St. Catherine of Siena said that “All the way to heaven is heaven;” the Buddhists teach that “Nirvana is Samsara;” Jesus says “the Kingdom of Heaven is near at hand.” To say we can do nothing is to acknowledge not that our work is meaningless but that it is not ultimate. The seeds of the goal lie within it; but they are seen and known only by faith. Although we may work to build the Kingdom on earth, a concept that is not present in scripture, we cannot build it, for it is not a work of human hands. What this means is that the glory belongs to God, and not to us. We are not rewarded by God for our efforts. We are loved throughout our efforts whatever our measure of “success.” Madness in us is our search for glory. It is our willful attempt to be as gods. Our glory lies in the One who creates us out of love, who justifies us not by our works but by our faith in the “sheer grace” of God’s love.
But is one not able, then, to overcome oneself by oneself? How can I be stronger than myself? When we speak of overcoming oneself by oneself, we really mean something external, so that the struggle is unequal.

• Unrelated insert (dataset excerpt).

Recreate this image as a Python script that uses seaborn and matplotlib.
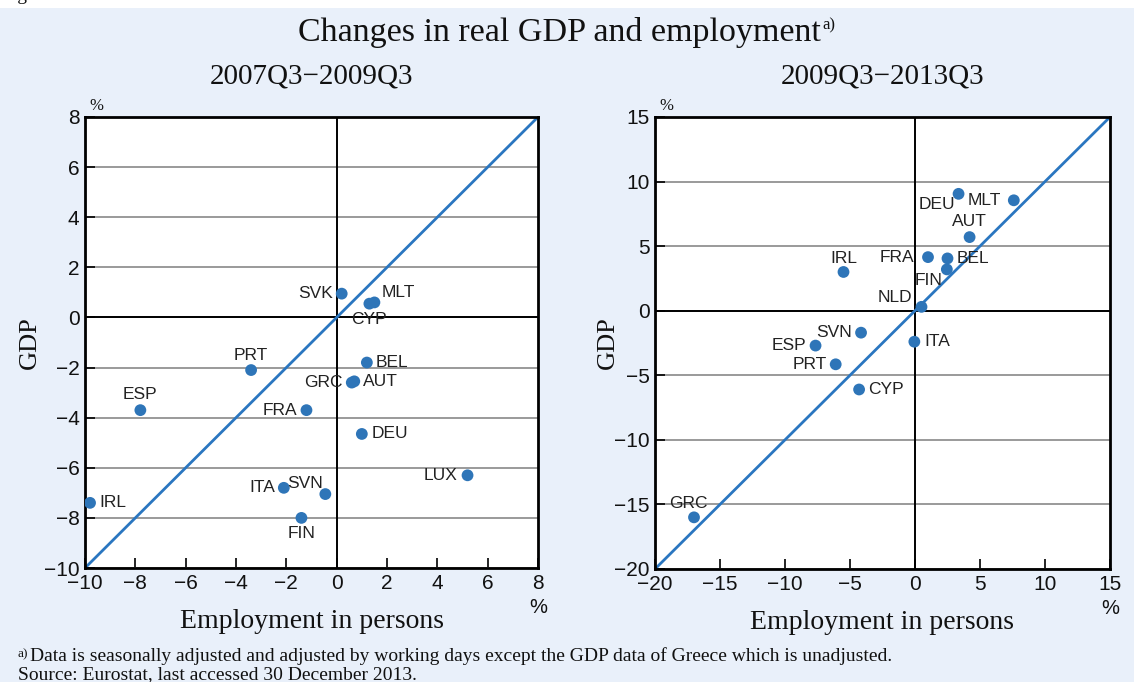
import matplotlib
matplotlib.use('Agg')

import pandas as pd
import seaborn as sns
import matplotlib.pyplot as plt

# Panel 1: 2007Q3-2009Q3 (changes in %)
countries_0709 = ['SVK', 'MLT', 'CYP', 'PRT', 'BEL', 'GRC', 'AUT', 'ESP',
                  'FRA', 'DEU', 'LUX', 'ITA', 'SVN', 'FIN', 'IRL']
employment_0709 = [0.2, 1.5, 1.3, -3.4, 1.2, 0.6, 0.7, -7.8,
                   -1.2, 1.0, 5.2, -2.1, -0.45, -1.4, -9.8]
gdp_0709 = [0.95, 0.6, 0.55, -2.1, -1.8, -2.6, -2.55, -3.7,
            -3.7, -4.65, -6.3, -6.8, -7.05, -8.0, -7.4]

# Panel 2: 2009Q3-2013Q3 (changes in %)
countries_0913 = ['DEU', 'MLT', 'AUT', 'FRA', 'BEL', 'FIN', 'IRL', 'NLD',
                  'SVN', 'ESP', 'ITA', 'PRT', 'CYP', 'GRC']
employment_0913 = [3.35, 7.6, 4.2, 1.0, 2.5, 2.45, -5.5, 0.5,
                   -4.15, -7.65, -0.05, -6.1, -4.3, -17.0]
gdp_0913 = [9.05, 8.55, 5.7, 4.15, 4.05, 3.2, 3.0, 0.3,
            -1.7, -2.7, -2.4, -4.15, -6.1, -16.0]

ticks_0709 = [-10, -8, -6, -4, -2, 0, 2, 4, 6, 8]
ticks_0913 = [-20, -15, -10, -5, 0, 5, 10, 15]

# label offsets (points) and alignment
labels_0709 = {
    'SVK': (-6, 0, 'right'), 'MLT': (5, 7, 'left'), 'CYP': (0, -11.5, 'center'),
    'PRT': (0, 10.5, 'center'), 'BEL': (6.5, 0, 'left'), 'GRC': (-6.5, 0, 'right'),
    'AUT': (6.5, 0, 'left'), 'ESP': (0, 11, 'center'), 'FRA': (-6.5, 0, 'right'),
    'DEU': (7, 0, 'left'), 'LUX': (-7, 0, 'right'), 'ITA': (-6, 0, 'right'),
    'SVN': (-14.5, 7.5, 'center'), 'FIN': (0, -11.5, 'center'), 'IRL': (6.5, 0, 'left'),
}
labels_0913 = {
    'DEU': (-2.5, -8, 'right'), 'MLT': (-9.5, 0, 'right'), 'AUT': (0, 11, 'center'),
    'FRA': (-10, 0, 'right'), 'BEL': (6.5, 0, 'left'), 'FIN': (-13, -8, 'center'),
    'IRL': (0, 10, 'center'), 'NLD': (-7, 7, 'right'), 'SVN': (-6.5, 0, 'right'),
    'ESP': (-6.5, 0, 'right'), 'ITA': (7, 0, 'left'), 'PRT': (-6.5, 0, 'right'),
    'CYP': (6.5, 0, 'left'), 'GRC': (-4, 10, 'center'),
}

BG = '#e9f0fa'
DOT = '#2e75b8'
LINE = '#2a76c0'
SERIF = ['Liberation Serif', 'DejaVu Serif']

sns.set_theme(style='white')
plt.rcParams['font.family'] = ['Liberation Sans', 'DejaVu Sans']
plt.rcParams['axes.unicode_minus'] = True


def panel(ax, countries, employment, gdp, ticks, placements, subtitle, ylab_x):
    """Draw one scatter panel with 45 degree line and country labels."""
    df = pd.DataFrame({'country': countries, 'employment': employment, 'gdp': gdp})
    lo, hi = ticks[0], ticks[-1]
    ax.set_facecolor('white')
    ax.set_xlim(lo, hi)
    ax.set_ylim(lo, hi)
    ax.set_xticks(ticks)
    ax.set_yticks(ticks)
    ax.yaxis.grid(True, color='#9a9a9a', lw=1.4, zorder=0)
    ax.xaxis.grid(False)
    ax.set_axisbelow(True)
    ax.axhline(0, color='black', lw=1.4, zorder=1)
    ax.axvline(0, color='black', lw=1.4, zorder=1)
    ax.axline((0, 0), slope=1, color=LINE, lw=2, zorder=2)

    sns.scatterplot(data=df, x='employment', y='gdp', ax=ax, color=DOT,
                    s=72, edgecolor='none', zorder=4, legend=False)
    for _, r in df.iterrows():
        dx, dy, ha = placements[r['country']]
        ax.annotate(r['country'], (r['employment'], r['gdp']), xytext=(dx, dy),
                    textcoords='offset points', ha=ha, va='center',
                    fontsize=12.5, color='#222222', zorder=5)

    for s in ax.spines.values():
        s.set_visible(True)
        s.set_color('black')
        s.set_linewidth(2)
    ax.tick_params(direction='in', length=7, width=1.2, color='black',
                   left=True, bottom=True, labelsize=15, labelcolor='#111111', pad=4)

    ax.set_xlabel('Employment in persons', fontsize=20, family=SERIF, color='#111111')
    ax.set_ylabel('GDP', fontsize=19, family=SERIF, color='#111111')
    ax.xaxis.set_label_coords(0.5, -0.09)
    ax.yaxis.set_label_coords(ylab_x, 0.5)
    ax.set_title(subtitle, fontsize=21, family=SERIF, color='#111111', pad=24)

    ax.text(0.025, 1.006, '%', transform=ax.transAxes, ha='center', va='bottom',
            fontsize=12, family=SERIF, color='#111111')
    ax.text(1.0, -0.087, '%', transform=ax.transAxes, ha='center', va='center',
            fontsize=14.5, color='#111111')


fig = plt.figure(figsize=(11.34, 6.82), dpi=100)
fig.patch.set_facecolor('white')
fig.add_artist(plt.Rectangle((0, 0), 1, 1 - 8 / 682, transform=fig.transFigure,
                             facecolor=BG, edgecolor='none', zorder=-10))
# cut-off figure caption above the panel
fig.text(1 / 1134, 1 + 0.5 / 682, 'Figure', fontsize=14, family=SERIF,
         va='baseline', ha='left', color='#111111')

ax1 = fig.add_axes([85 / 1134, 1 - 568 / 682, 453 / 1134, 451 / 682])
ax2 = fig.add_axes([655 / 1134, 1 - 569 / 682, 455 / 1134, 452 / 682])

panel(ax1, countries_0709, employment_0709, gdp_0709, ticks_0709, labels_0709,
      '2007Q3\u22122009Q3', -0.097)
panel(ax2, countries_0913, employment_0913, gdp_0913, ticks_0913, labels_0913,
      '2009Q3\u22122013Q3', -0.079)

title = fig.text(559.5 / 1134, 1 - 40.5 / 682, 'Changes in real GDP and employment',
                 fontsize=24.5, family=SERIF, ha='center', va='baseline', color='#111111')
ax1.annotate('a)', xy=(1.0, 0.72), xycoords=title, xytext=(1, 0),
             textcoords='offset points', ha='left', va='center',
             fontsize=12, family=SERIF, color='#111111', annotation_clip=False)

fig.text(18 / 1134, 1 - 657 / 682, 'a)', fontsize=9.5, family=SERIF,
         ha='left', va='baseline', color='#111111')
fig.text(30 / 1134, 1 - 661 / 682,
         'Data is seasonally adjusted and adjusted by working days except the GDP data of Greece which is unadjusted.',
         fontsize=14, family=SERIF, ha='left', va='baseline', color='#111111')
fig.text(18 / 1134, 1 - 679 / 682, 'Source: Eurostat, last accessed 30 December 2013.',
         fontsize=14, family=SERIF, ha='left', va='baseline', color='#111111')

plt.savefig('out.png', dpi=100, facecolor=fig.get_facecolor())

Take, for example, someone who has been tempted by worldly prestige but who conquers himself so that he no longer reaches out for it. If he is to guard his soul against a new vanity, he will have to admit that he is not really able to overcome himself. He understands that with will power alone he creates in his innermost being temptations of glory, fear, despondency, of pride and defiance, and sensuality greater than those he meets in the external world. For this reason he struggles with himself. Victory proves nothing with regard to this greater temptation. If he is victorious in facing the temptations with which the surrounding world confronts him, this does not prove that he would be victorious if the temptation were as terrible as he is able to imagine it. He knows deep within that he is capable of nothing at all.